_What needs to be done_
In your copy, reproduce the entries exactly as they are, minus the images.

>>

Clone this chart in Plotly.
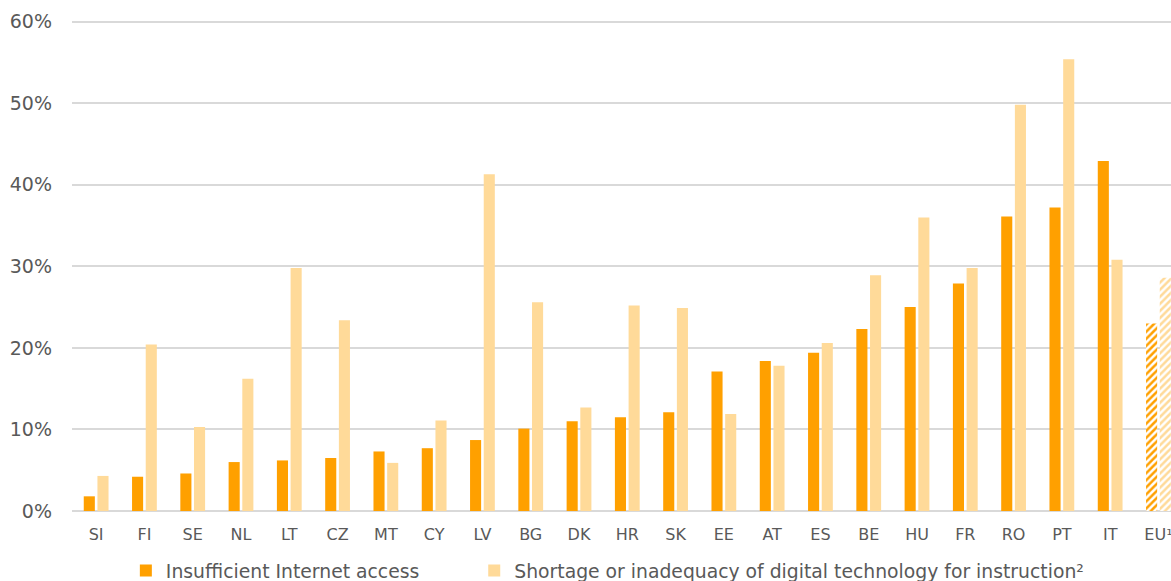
import plotly.graph_objects as go

countries = ["SI", "FI", "SE", "NL", "LT", "CZ", "MT", "CY", "LV", "BG", "DK", "HR",
             "SK", "EE", "AT", "ES", "BE", "HU", "FR", "RO", "PT", "IT", "EU¹"]
internet = [1.8, 4.2, 4.6, 6.0, 6.2, 6.5, 7.3, 7.7, 8.7, 10.1, 11.0, 11.5,
            12.1, 17.1, 18.4, 19.4, 22.3, 25.0, 27.9, 36.1, 37.2, 42.9, 23.0]
digital = [4.3, 20.4, 10.3, 16.2, 29.8, 23.4, 5.9, 11.1, 41.3, 25.6, 12.7, 25.2,
           24.9, 11.9, 17.8, 20.6, 28.9, 36.0, 29.8, 49.8, 55.4, 30.8, 28.6]
name_internet = "Insufficient Internet access"
name_digital = "Shortage or inadequacy of digital technology for instruction²"
tick_vals = [0, 10, 20, 30, 40, 50, 60]
tick_text = ["0%", "10%", "20%", "30%", "40%", "50%", "60%"]

DARK = "#FFA000"
LIGHT = "#FFDA99"
TEXT = "#595959"
GRID = "#D9D9D9"
shapes = ["" if c != "EU¹" else "/" for c in countries]

fig = go.Figure()
fig.add_trace(go.Bar(
    x=countries, y=internet, name=name_internet, legend="legend",
    marker=dict(color=DARK, line=dict(width=0),
                pattern=dict(shape=shapes, fgcolor=DARK, bgcolor="white",
                             size=5, solidity=0.5, fillmode="replace")),
))
fig.add_trace(go.Bar(
    x=countries, y=digital, name=name_digital, legend="legend2",
    marker=dict(color=LIGHT, line=dict(width=0),
                pattern=dict(shape=shapes, fgcolor=LIGHT, bgcolor="white",
                             size=5, solidity=0.5, fillmode="replace")),
))

leg_common = dict(orientation="h", xanchor="left", y=-0.083, yanchor="top",
                  font=dict(size=18.8, color=TEXT), bgcolor="rgba(0,0,0,0)")

fig.update_layout(
    width=1171, height=581,
    margin=dict(l=72, r=0, t=20.4, b=70, autoexpand=False),
    paper_bgcolor="white", plot_bgcolor="white",
    barmode="group", bargap=0.433, bargroupgap=0.19,
    font=dict(family="DejaVu Sans", color=TEXT, size=16),
    showlegend=True,
    legend=dict(x=0.0490, **leg_common),
    legend2=dict(x=0.3660, **leg_common),
    xaxis=dict(range=[-0.5, 22.26], showgrid=False, showline=False, ticks="",
               tickfont=dict(size=16, color=TEXT), automargin=False,
               ticklabelstandoff=12, fixedrange=True),
    yaxis=dict(range=[0, 60.2], tickvals=tick_vals, ticktext=tick_text,
               showgrid=True, gridcolor=GRID, gridwidth=1.8,
               zeroline=True, zerolinecolor=GRID, zerolinewidth=1.8,
               showline=False, ticks="", ticklabelstandoff=19, automargin=False,
               tickfont=dict(size=19, color=TEXT)),
)

fig.write_html("out.html", config={"displayModeBar": False},
               post_script="document.body.style.margin='0';")
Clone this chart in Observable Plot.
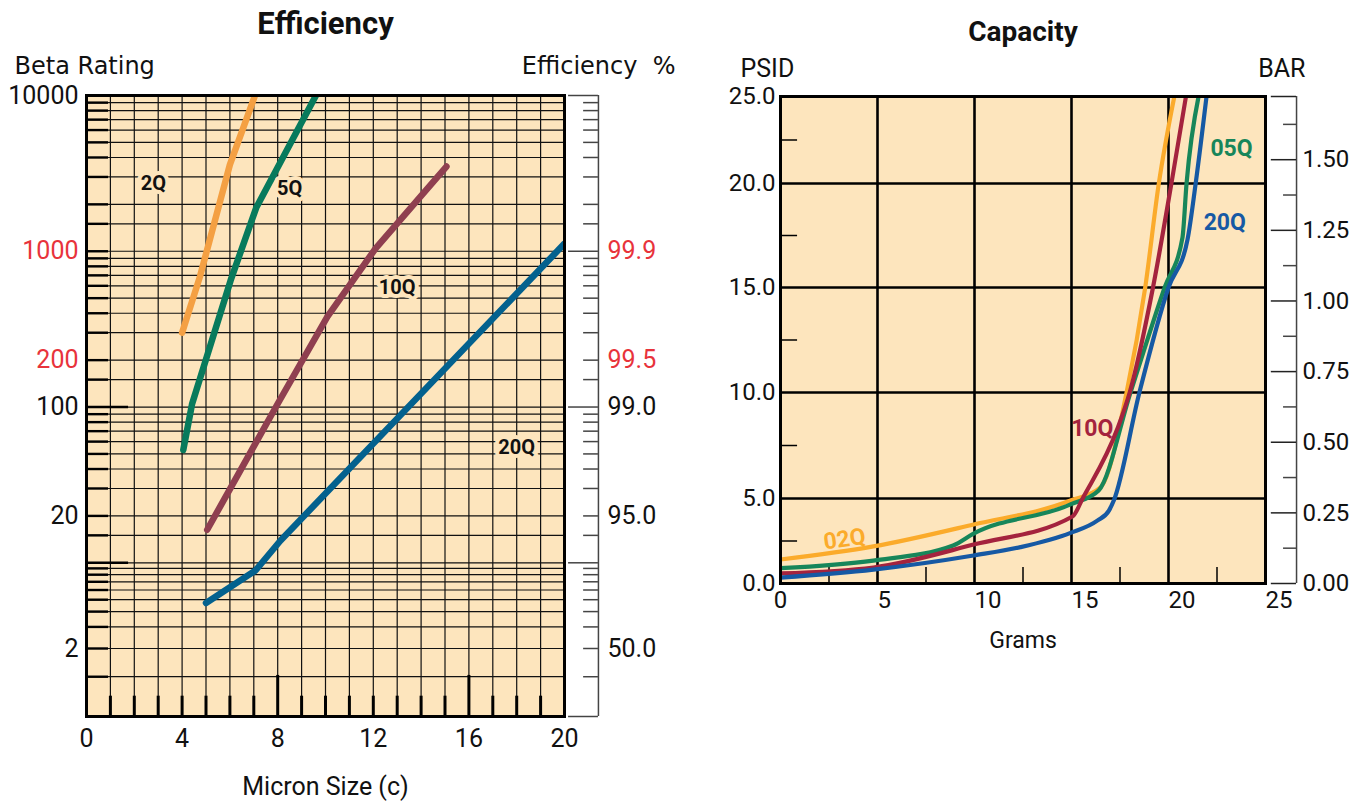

<<

_Response_
Clone this chart in Plotly.
import plotly.graph_objects as go

countries = ["SI", "FI", "SE", "NL", "LT", "CZ", "MT", "CY", "LV", "BG", "DK", "HR",
             "SK", "EE", "AT", "ES", "BE", "HU", "FR", "RO", "PT", "IT", "EU¹"]
internet = [1.8, 4.2, 4.6, 6.0, 6.2, 6.5, 7.3, 7.7, 8.7, 10.1, 11.0, 11.5,
            12.1, 17.1, 18.4, 19.4, 22.3, 25.0, 27.9, 36.1, 37.2, 42.9, 23.0]
digital = [4.3, 20.4, 10.3, 16.2, 29.8, 23.4, 5.9, 11.1, 41.3, 25.6, 12.7, 25.2,
           24.9, 11.9, 17.8, 20.6, 28.9, 36.0, 29.8, 49.8, 55.4, 30.8, 28.6]
name_internet = "Insufficient Internet access"
name_digital = "Shortage or inadequacy of digital technology for instruction²"
tick_vals = [0, 10, 20, 30, 40, 50, 60]
tick_text = ["0%", "10%", "20%", "30%", "40%", "50%", "60%"]

DARK = "#FFA000"
LIGHT = "#FFDA99"
TEXT = "#595959"
GRID = "#D9D9D9"
shapes = ["" if c != "EU¹" else "/" for c in countries]

fig = go.Figure()
fig.add_trace(go.Bar(
    x=countries, y=internet, name=name_internet, legend="legend",
    marker=dict(color=DARK, line=dict(width=0),
                pattern=dict(shape=shapes, fgcolor=DARK, bgcolor="white",
                             size=5, solidity=0.5, fillmode="replace")),
))
fig.add_trace(go.Bar(
    x=countries, y=digital, name=name_digital, legend="legend2",
    marker=dict(color=LIGHT, line=dict(width=0),
                pattern=dict(shape=shapes, fgcolor=LIGHT, bgcolor="white",
                             size=5, solidity=0.5, fillmode="replace")),
))

leg_common = dict(orientation="h", xanchor="left", y=-0.083, yanchor="top",
                  font=dict(size=18.8, color=TEXT), bgcolor="rgba(0,0,0,0)")

fig.update_layout(
    width=1171, height=581,
    margin=dict(l=72, r=0, t=20.4, b=70, autoexpand=False),
    paper_bgcolor="white", plot_bgcolor="white",
    barmode="group", bargap=0.433, bargroupgap=0.19,
    font=dict(family="DejaVu Sans", color=TEXT, size=16),
    showlegend=True,
    legend=dict(x=0.0490, **leg_common),
    legend2=dict(x=0.3660, **leg_common),
    xaxis=dict(range=[-0.5, 22.26], showgrid=False, showline=False, ticks="",
               tickfont=dict(size=16, color=TEXT), automargin=False,
               ticklabelstandoff=12, fixedrange=True),
    yaxis=dict(range=[0, 60.2], tickvals=tick_vals, ticktext=tick_text,
               showgrid=True, gridcolor=GRID, gridwidth=1.8,
               zeroline=True, zerolinecolor=GRID, zerolinewidth=1.8,
               showline=False, ticks="", ticklabelstandoff=19, automargin=False,
               tickfont=dict(size=19, color=TEXT)),
)

fig.write_html("out.html", config={"displayModeBar": False},
               post_script="document.body.style.margin='0';")
Clone this chart in Observable Plot.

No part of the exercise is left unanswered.